Starting a business in today’s world is a very attractive thing for young people, and a very rewarding endeavor. However, starting up the business is the tricky part. Once you have an idea of what you want to do with your business, more ideas just keep flowing, but implementing all of these ideas would get quite expensive, and you will need money. There are many ways to get funding for your business, and how you fund it is entirely up to you. The two most common ways of funding small businesses is by either asking your family for money, or financing business using credit cards. Both of these methods have pros and cons.
Asking your family for money to start your business is a great way to get some funding, and many businesses have been successful because of it. In fact, Bill Gates, founder of Microsoft, got his first funding from friends and family. Chances are that if you ask your family and friends for money to start a business, they will support it. The downside to asking your family for money would be that they might not have enough money or they can’t continue funding you if your business isn’t successful immediately.

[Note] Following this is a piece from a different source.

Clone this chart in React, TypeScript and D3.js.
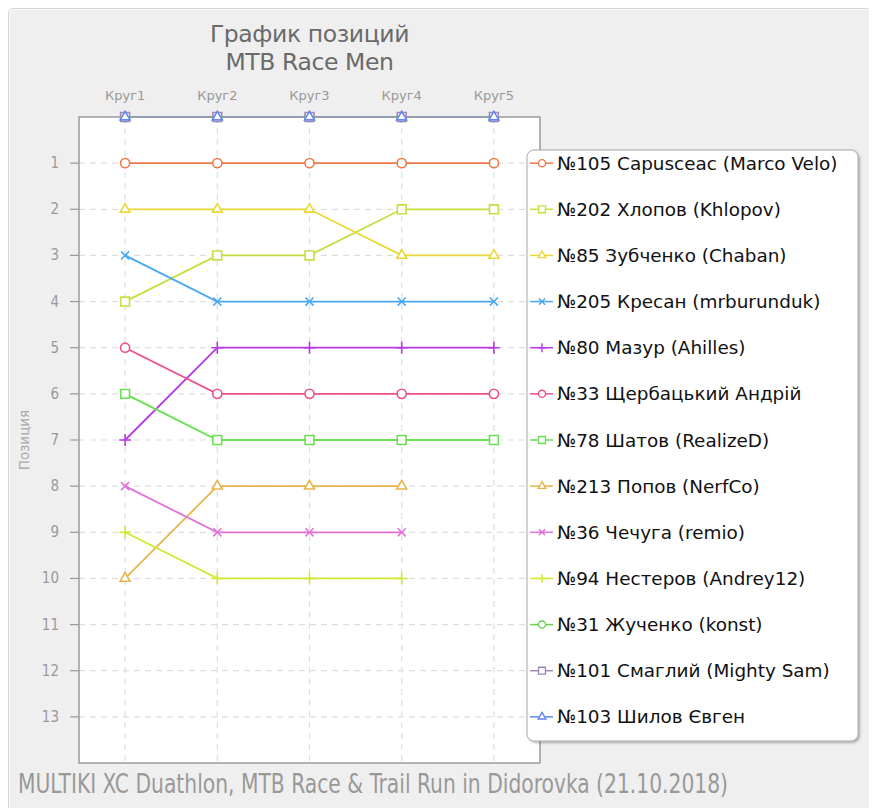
import React, { useEffect } from "react";
import * as d3 from "d3";

// laps and y ticks
const laps = ["Круг1", "Круг2", "Круг3", "Круг4", "Круг5"];
const positionTicks = [1, 2, 3, 4, 5, 6, 7, 8, 9, 10, 11, 12, 13];

// rider names (legend order)
const riders = [
  "№105 Capusceac (Marco Velo)",
  "№202 Хлопов (Khlopov)",
  "№85 Зубченко (Chaban)",
  "№205 Кресан (mrburunduk)",
  "№80 Мазур (Ahilles)",
  "№33 Щербацький Андрій",
  "№78 Шатов (RealizeD)",
  "№213 Попов (NerfCo)",
  "№36 Чечуга (remio)",
  "№94 Нестеров (Andrey12)",
  "№31 Жученко (konst)",
  "№101 Смаглий (Mighty Sam)",
  "№103 Шилов Євген",
];

// positions per lap (null = no lap), 0 = not classified (drawn on top edge)
const pos105 = [1, 1, 1, 1, 1];
const pos202 = [4, 3, 3, 2, 2];
const pos85 = [2, 2, 2, 3, 3];
const pos205 = [3, 4, 4, 4, 4];
const pos80 = [7, 5, 5, 5, 5];
const pos33 = [5, 6, 6, 6, 6];
const pos78 = [6, 7, 7, 7, 7];
const pos213 = [10, 8, 8, 8, null];
const pos36 = [8, 9, 9, 9, null];
const pos94 = [9, 10, 10, 10, null];
const pos31 = [0, 0, 0, 0, 0];
const pos101 = [0, 0, 0, 0, 0];
const pos103 = [0, 0, 0, 0, 0];

const colors = [
  "#f07848", "#c2e042", "#e8d838", "#48a8f0", "#b63ae8", "#f05088", "#6ae052",
  "#e8b44a", "#e072d8", "#d2e830", "#68d050", "#a088b8", "#6088f0",
];
const symbolNames = [
  "circle", "square", "triangle", "times", "plus",
  "circle", "square", "triangle", "times", "plus",
  "circle", "square", "triangle",
];

const seriesValues = [
  pos105, pos202, pos85, pos205, pos80, pos33, pos78, pos213, pos36, pos94, pos31, pos101, pos103,
];

const W = 864;
const H = 812;
const plot = { left: 71, right: 532, top: 109, bottom: 755 };

const symbolTypes: Record<string, any> = {
  circle: d3.symbolCircle,
  square: d3.symbolSquare2,
  triangle: d3.symbolTriangle2,
  times: d3.symbolTimes,
  plus: d3.symbolPlus,
};
const symbolSizes: Record<string, number> = {
  circle: 66,
  square: 100,
  triangle: 70,
  times: 44,
  plus: 48,
};

const markerPath = (name: string, scale = 1) =>
  d3.symbol(symbolTypes[name], symbolSizes[name] * scale)() as string;

const App = () => {
  useEffect(() => {
    document.documentElement.style.overflow = "hidden";
    document.body.style.overflow = "hidden";
  }, []);

  const x = d3.scalePoint<string>().domain(laps).range([plot.left, plot.right]).padding(0.5);
  const y = d3.scaleLinear().domain([0, 14]).range([plot.top, plot.bottom]);

  const series = riders.map((name, i) => ({
    name,
    color: colors[i],
    symbol: symbolNames[i],
    values: seriesValues[i],
  }));

  const line = d3
    .line<number | null>()
    .defined(d => d !== null)
    .x((_, i) => x(laps[i]) as number)
    .y(d => y(d as number));

  const cx = (plot.left + plot.right) / 2;
  const legend = { x: 519, y: 142, w: 331, h: 591 };

  return (
    <svg width={W} height={H} style={{ display: "block" }} fontFamily="DejaVu Sans">
      <defs>
        <filter id="shadow" x="-5%" y="-5%" width="110%" height="110%">
          <feDropShadow dx="1.5" dy="1.5" stdDeviation="1.2" floodColor="#000" floodOpacity="0.3" />
        </filter>
      </defs>

      {/* frame */}
      <rect x={0.5} y={0.5} width={W - 1} height={H + 10} rx={5} fill="#efefef" stroke="#d4d4d4" />
      <rect x={1.5} y={1.5} width={W - 3} height={H + 10} rx={4} fill="none" stroke="#fafafa" />

      {/* title */}
      <g fill="#6a6a6a" fontSize={23.5} textAnchor="middle" letterSpacing={-0.4}>
        <text x={cx} y={34}>График позиций</text>
        <text x={cx} y={61.5}>MTB Race Men</text>
      </g>

      {/* plot background */}
      <rect x={plot.left} y={plot.top} width={plot.right - plot.left} height={plot.bottom - plot.top} fill="#fff" />

      {/* grid */}
      <g stroke="#dedede" strokeWidth={1.2} strokeDasharray="6,5">
        {laps.map(l => (
          <line key={l} x1={x(l)} x2={x(l)} y1={plot.top} y2={plot.bottom} />
        ))}
        {positionTicks.map(t => (
          <line key={t} x1={plot.left} x2={plot.right} y1={y(t)} y2={y(t)} />
        ))}
      </g>

      {/* lap labels */}
      <g fill="#999" fontSize={13} textAnchor="middle">
        {laps.map(l => (
          <text key={l} x={x(l)} y={92}>{l}</text>
        ))}
      </g>

      {/* y axis */}
      <g>
        {positionTicks.map(t => (
          <g key={t}>
            <line x1={62} x2={plot.left} y1={y(t)} y2={y(t)} stroke="#999" strokeWidth={1.2} />
            <text
              x={51}
              y={y(t) + 5}
              fill="#999"
              fontSize={15}
              textAnchor="end"
              fontFamily="Liberation Sans Narrow, DejaVu Sans Condensed"
            >
              {t}
            </text>
          </g>
        ))}
        <text
          transform={`translate(21,${(plot.top + plot.bottom) / 2}) rotate(-90)`}
          fill="#aaa"
          fontSize={13.5}
          textAnchor="middle"
        >
          Позиция
        </text>
      </g>

      {/* series lines */}
      <g fill="none" strokeWidth={1.8}>
        {series.map(s => (
          <path key={s.name} d={line(s.values) as string} stroke={s.color} />
        ))}
      </g>

      {/* plot border */}
      <rect
        x={plot.left}
        y={plot.top}
        width={plot.right - plot.left}
        height={plot.bottom - plot.top}
        fill="none"
        stroke="#a0a0a0"
        strokeWidth={1.6}
      />

      {/* markers */}
      {series.map(s => (
        <g key={s.name}>
          {s.values.map((v, i) =>
            v === null ? null : (
              <path
                key={i}
                transform={`translate(${x(laps[i])},${y(v)})`}
                d={markerPath(s.symbol)}
                fill={s.symbol === "times" || s.symbol === "plus" ? "none" : "#fff"}
                stroke={s.color}
                strokeWidth={1.6}
              />
            )
          )}
        </g>
      ))}

      {/* legend */}
      <rect x={legend.x} y={legend.y} width={legend.w} height={legend.h} rx={7} fill="#fff" stroke="#a8a8a8" filter="url(#shadow)" />
      {series.map((s, i) => {
        const ly = y(i + 1);
        return (
          <g key={s.name}>
            <line x1={522} x2={545} y1={ly} y2={ly} stroke={s.color} strokeWidth={1.5} />
            <path
              transform={`translate(534,${ly})`}
              d={markerPath(s.symbol, 0.6)}
              fill={s.symbol === "times" || s.symbol === "plus" ? "none" : "#fff"}
              stroke={s.color}
              strokeWidth={1.4}
            />
            <text x={549} y={ly + 6.5} fontSize={18.4} fill="#111">{s.name}</text>
          </g>
        );
      })}

      {/* footer */}
      <text
        x={10}
        y={785}
        fill="#999"
        fontSize={27}
        fontFamily="DejaVu Sans Condensed"
        textLength={710}
        lengthAdjust="spacingAndGlyphs"
      >
        MULTIKI XC Duathlon, MTB Race &amp; Trail Run in Didorovka (21.10.2018)
      </text>
    </svg>
  );
};

export default App;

If your family and friends can’t fund your business, you should start using credit cards to finance your business. Credit cards are great since the bank can’t really deny you a loan unless you have extremely bad credit. Sergey Brin and Larry Page, founders of Google, started their business by using three different credit cards. There are many pros and cons of using a credit card, so it is up to you to decide whether it would be beneficial for you to use a credit card or to find another method of funding your business. Here is a list of the pros and cons:
- Instant loan
- Not personal
- Can be used everywhere
- Can purchase things over the internet
- Incentives for using the card
- Potentially building up credit score
- Potentially ruin credit score
- Interest rates
- May cause you to spend over your budget
- Could go into debt
As you can see, using a credit card can be risky if you are not smart about it. However, if you are smart about using your credit card, you can basically you can actually make it work out well for you.
How to Stay Out of Debt
Debt is one of the easiest things to get into, but also one of the hardest to get out of. The best way to get out of debt is to not get into debt in the first place. Staying out of debt can be quite tricky sometimes, since there are lots of expensive things these days that are just tempting your credit card. Starting a business can also be tough if you are trying to stay out of debt. That is why when you are starting the business you need to have other options other than just using a credit card. The best way to start up the business would be using your own cash, but that can be extremely expensive. That is why you should only get into debt when you know you can be able to pay it back.
Your business may not be successful within the first three months of opening it up, but that doesn’t mean that you should quit before you even start. The best thing to do is to be prepared for the worst. Always have a three month emergency fund that is in cash. If you pay $500/month on your credit card to keep the business running, make sure you have $1500 so that you will be able to keep it running. If you don’t think that you will be able to take the risk of using credit cards, then you can look into your other options for financing your business.
Other Ways to Finance a Business
There are obviously other ways that you can finance your business, these two aren’t the only ways to get money to start up your business. They are just the most popular. You have options such as crowdfunding platforms, government grants, small business loans, and most importantly from your own pocket.
These days there are lots of websites being built for creative ideas that are basically kickstarters for small businesses. These are called crowdfunding platforms and are extremely useful for startup companies. To use these, just go on one of the websites and post your idea and people will basically donate some money for this idea to happen.
Government grants are also a huge way to finance your business. Many businesses run on government grants, especially in the technology world. Basically if you have a business that is already started (can’t be a startup) then you can apply for a government grant. If you are a business that is innovative or is providing something for the public, then chances are that you will get the grant. You probably won’t get a grant for something that isn’t as innovative (like a fast-food restaurant) then you might not get a grant unless it has something innovative (like it is an all-healthy fast-food restaurant). Of course, you can always apply for grants from non-profit organizations if you don’t get the government grant.
Loans are always a pain to take out, but sometimes this needs to be done. That is why most banks offer small business loans, to help you with financing your small business. These loans are extremely helpful to small businesses because they can loan tons of money with a very low interest rate. Even though taking a loan isn’t the most appealing choice, this is really one of the best ways to get all the money that you will need for your small business, as long as you can pay it back. You can also apply for a business credit card which can help when making purchases for the business and not just for yourself.
The Final Word
The final word about financing a business is that it really helps if you use your cash. If you simply don’t have enough, you can always rely on credit cards as long as you pay them back. If you are not sure if you can, look into your other options, as you have many.